Alguma coisa na vida pode ser "melhor" ou "menos sofrível" do que o suicídio ou o homicídio? No mesmo dia em que vi anunciada a morte de Coutinho, Philip Seymour Hoffman também foi anunciado morto. Sem o mesmo mistério da morte do cineasta, a causa mortis do ator estadunidense foi anunciada claramente: overdose de heroína. Morto aos 46 anos, o ator segue uma longa lista de pessoas que eu admirava e que foi morta pelo mesmo motivo. Um tipo diferente de suicídio do que a tentativa do filho de Coutinho, ou de Kurt Cobain, mas inegavelmente, uma negligência tão grande quanto. Como a de Amy Winehouse, e da galera dos "27".
https://www.youtube.com/watch?v=toNVTf7Lqig |
Em uma tentativa humilde de compreensão da loucura humana que perpassa o crime, o suicídio e o abuso de drogas, não posso deixar de ver laços entre os alienados. Mortos talvez por alienação - não que nós todos não morramos disso, mas deixemos os fatalistas de lado, por enquanto. O fato é que pessoas muito jovens foram mortas - talvez por falta de cuidado, talvez por terem perdido as esperanças de encontrá-lo. Algumas sem tanto loucor trágico, algumas mortas em vida. Não podemos mais intentar encontrar alguma "causa" individual, em algo que há de ''errado" nessas pessoas.
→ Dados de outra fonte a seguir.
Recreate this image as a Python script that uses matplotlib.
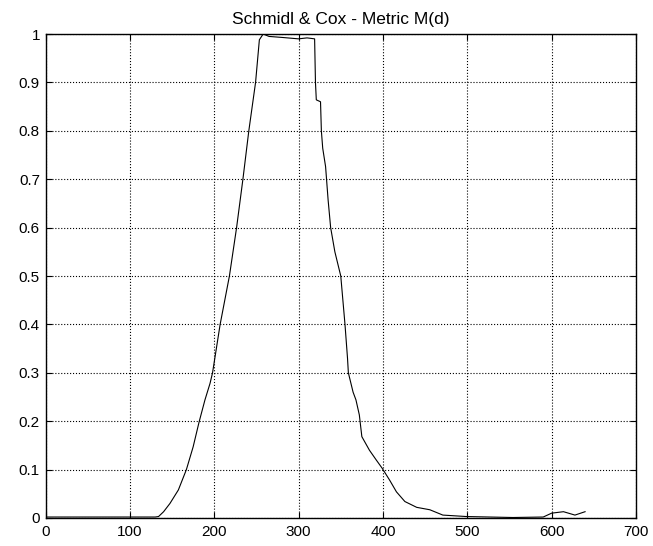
import matplotlib.pyplot as plt

# sample index d
d = [0, 50, 100, 130, 134, 140, 147.5, 157.5, 167, 175, 182, 189, 195, 198,
     207, 218, 226.5, 234, 241, 249, 253.5, 258, 265, 280, 300, 310, 319,
     320, 321, 326, 327, 328.6, 332, 335, 338, 343, 350, 355, 358, 359,
     364.6, 368, 372, 375, 384, 392, 399, 408, 416, 426, 440, 455.6, 471,
     499, 554, 590, 600, 614, 627.6, 639.6]
# metric M(d)
m = [0.002, 0.002, 0.002, 0.002, 0.003, 0.013, 0.03, 0.058, 0.1, 0.147,
     0.198, 0.244, 0.278, 0.3, 0.4, 0.5, 0.6, 0.7, 0.8, 0.9, 0.988, 1.0,
     0.995, 0.993, 0.99, 0.992, 0.99, 0.9, 0.864, 0.86, 0.8, 0.764, 0.726,
     0.657, 0.6, 0.55, 0.5, 0.4, 0.33, 0.3, 0.26, 0.244, 0.213, 0.168,
     0.14, 0.12, 0.103, 0.078, 0.054, 0.034, 0.022, 0.017, 0.006, 0.003,
     0.001, 0.002, 0.01, 0.013, 0.006, 0.013]

xticks = [0, 100, 200, 300, 400, 500, 600, 700]
yticks = [0, 0.1, 0.2, 0.3, 0.4, 0.5, 0.6, 0.7, 0.8, 0.9, 1]
ylabels = ["0", "0.1", "0.2", "0.3", "0.4", "0.5", "0.6", "0.7", "0.8", "0.9", "1"]

plt.rcParams['font.family'] = ['Liberation Sans', 'DejaVu Sans']

fig = plt.figure(figsize=(6.53, 5.46), dpi=100)
ax = fig.add_axes([0.0697, 0.0513, 0.9043, 0.8864])

ax.plot(d, m, color='black', linewidth=0.8)

ax.set_xlim(0, 700)
ax.set_ylim(0, 1)
ax.set_xticks(xticks)
ax.set_yticks(yticks)
ax.set_yticklabels(ylabels)
ax.tick_params(direction='in', length=4.5, labelsize=11, colors='black',
               top=True, right=True)
ax.tick_params(axis='x', pad=5)
ax.tick_params(axis='y', pad=4)
ax.grid(True, linestyle=':', color='black', linewidth=0.8)
for s in ax.spines.values():
    s.set_linewidth(1.0)

ax.set_title("Schmidl & Cox - Metric M(d)", fontsize=12.5, pad=7)

fig.savefig("out.png", dpi=100)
E quanto à cura? Só a mudança muito longa, aquela que vai até os macrosistemas ou mesmo ao macrocosmo? Bem sei que, em mim, a cura/cuidado remete ao ideal, alguma redenção benevolente antes da morte que dá algum sentido à existência. Será que mitigar - ou mesmo elaborar em níveis muito primitivos - o sofrimento impensável de pessoas cuja existência é radical demais seria mesmo algo passível de atingir - ou mesmo desejável?
Poderia eu - "normal" que sou - ter intervindo na família de Kurt Cobain a ponto de ele ter desistido da música - sombria - e se tornado contador, vivendo uma vida medíocre, mas feliz? E se eu o pudesse, o teria feito, mesmo sabendo da imensa influência, transformadora individual e historicamente, que sua morte provocou em milhares de jovens, incluindo a mim mesma? E quanto aos Coutinhos? E aos Nietszches ou Kierkegaards, ou Morrisons? Cairemos em um redundantismo do tipo: é um gênio, deixe-o sofrer e nos beneficiemos quando ele morrer? Como escolhemos os "gênios" e os "pobres coitados" de quem só queremos afastar o Nirvana?
Que a morte ou o ostracismo do esquizofrênico crônico são legítimos, não tenho dúvidas. São resultado de um longo processo "esquizofrenogênico". Só posso me recordar do caso acompanhado por Winnicott em que uma jovem pede sua ajuda clínica - não para ajudá-la a não cometer suicídio, mas para ajudá-la a cometê-lo pelo motivo certo. Winnicott diz não ter dado conta disso, tamanha sua crença na vida e no amadurecimento: sua paciente acabou "morrendo pelo motivo errado".
Eu não sei. Mas de "eu deveria ter feito" em "eu não deveria ter feito", eu só tenho o momento presente. E um simples " isto me causa muita angústia, por isso..." não me parece o suficiente.